In this case, the bill before the Senate fails to respect the Stenberg test because bill supporters flagrantly refuse to include an exception for the health of a woman. Instead, legislators try to circumvent the Court’s requirements by issuing their own opinion to the nation’s physicians and patients that such a procedure is never needed to protect a woman’s health — notwithstanding opposing opinions from the medical community.
The medical misinformation currently circulating in political discussions of abortion procedures only reinforces ACOG’s position: in the individual circumstances of each particular medical case, the patient and physician — not legislators — are the appropriate parties to determine the best method of treatment.
# # #The American College of Obstetricians and Gynecologists (ACOG) is the national medical organization representing 45,000 members who provide health care for women.
Somehow, in the fevered imagination of righties, a professional organization representing 90 percent of U.S. board-certified obstetrician-gynecologists was duped by Kagan into telling a lie, or something, and because this wording came from Kagan it must not actually reflect the views of ACOG. Coffin concludes,
Now we learn that language purporting to be the judgment of an independent body of medical experts devoted to the care and treatment of pregnant women and their children was, in the end, nothing more than the political scrawling of a White House appointee.
Miss Kagan’s decision to override a scientific finding with her own calculated distortion in order to protect access to the most despicable of abortion procedures seriously twisted the judicial process. One must question whether her nomination to the Court would have the same effect.
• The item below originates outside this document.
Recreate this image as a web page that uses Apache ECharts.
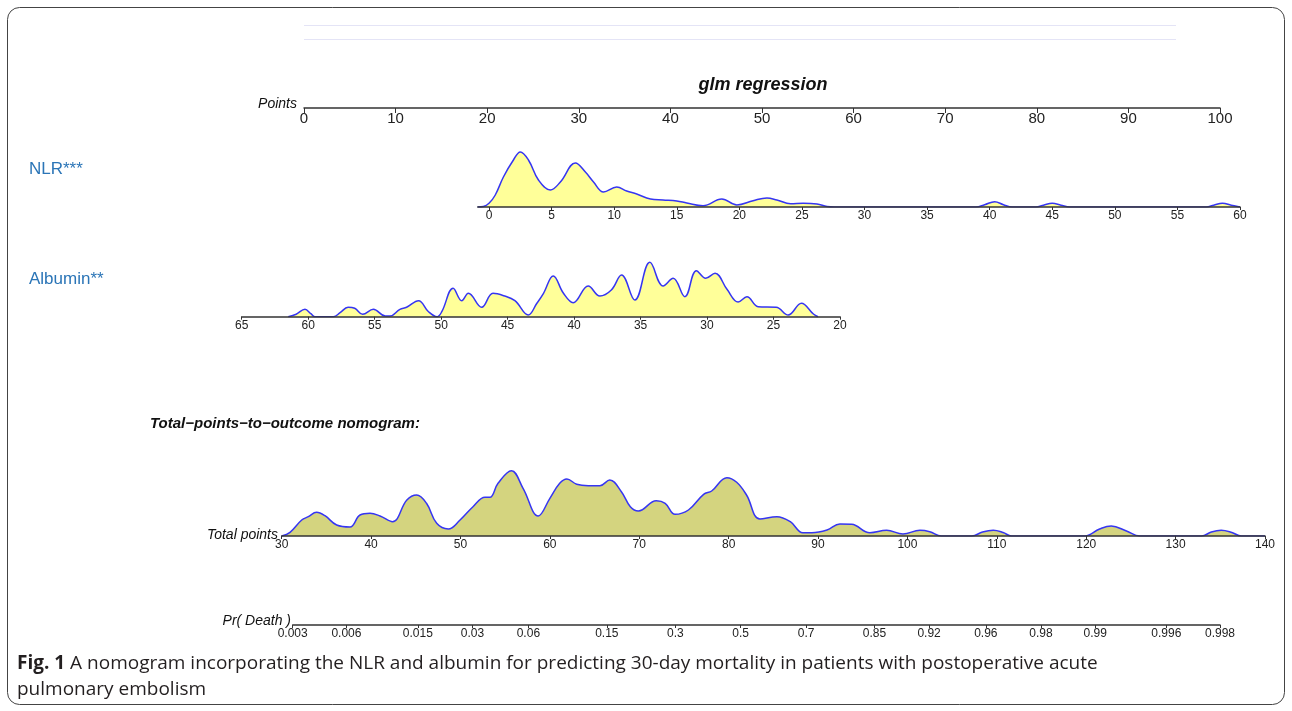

But no scientific finding was “overridden,” just clarified, and ACOG must have agreed with the statement or they wouldn’t have continued to repeat it in their position papers ever after.
But of course right now just about every rightie blogger in the universe is brainlessly repeating the party line, which is that there is something unethical about Kagan’s working with ACOG on their policy statement. Which leads me to question — how stupid are wingnuts, really?
More from the Maha Archives — “Late Term Confusion,” More Late Term Confusion” and “The Kennedy D&E.”
Update: See also Taylor Marsh.
Update Update: The “Most in Need of Remedial Reading Classes Award” today has to go to Betsy, of Betsy’s Page, who wrote,
Think of this: there was a doctors’ opinion that said that partial birth abortion was not necessary and she, with no medical background at all, drafted a statement that said the exact opposite and that statement became part of the final report.
This is stunning. It’s not even in the same galaxy as what actually happened. Based on this I would infer that Betsy has less than a fourth grade-level reading proficiency, except that I met her once, and I know she really does know how to read. And she may once have known how to think as well; hard to say.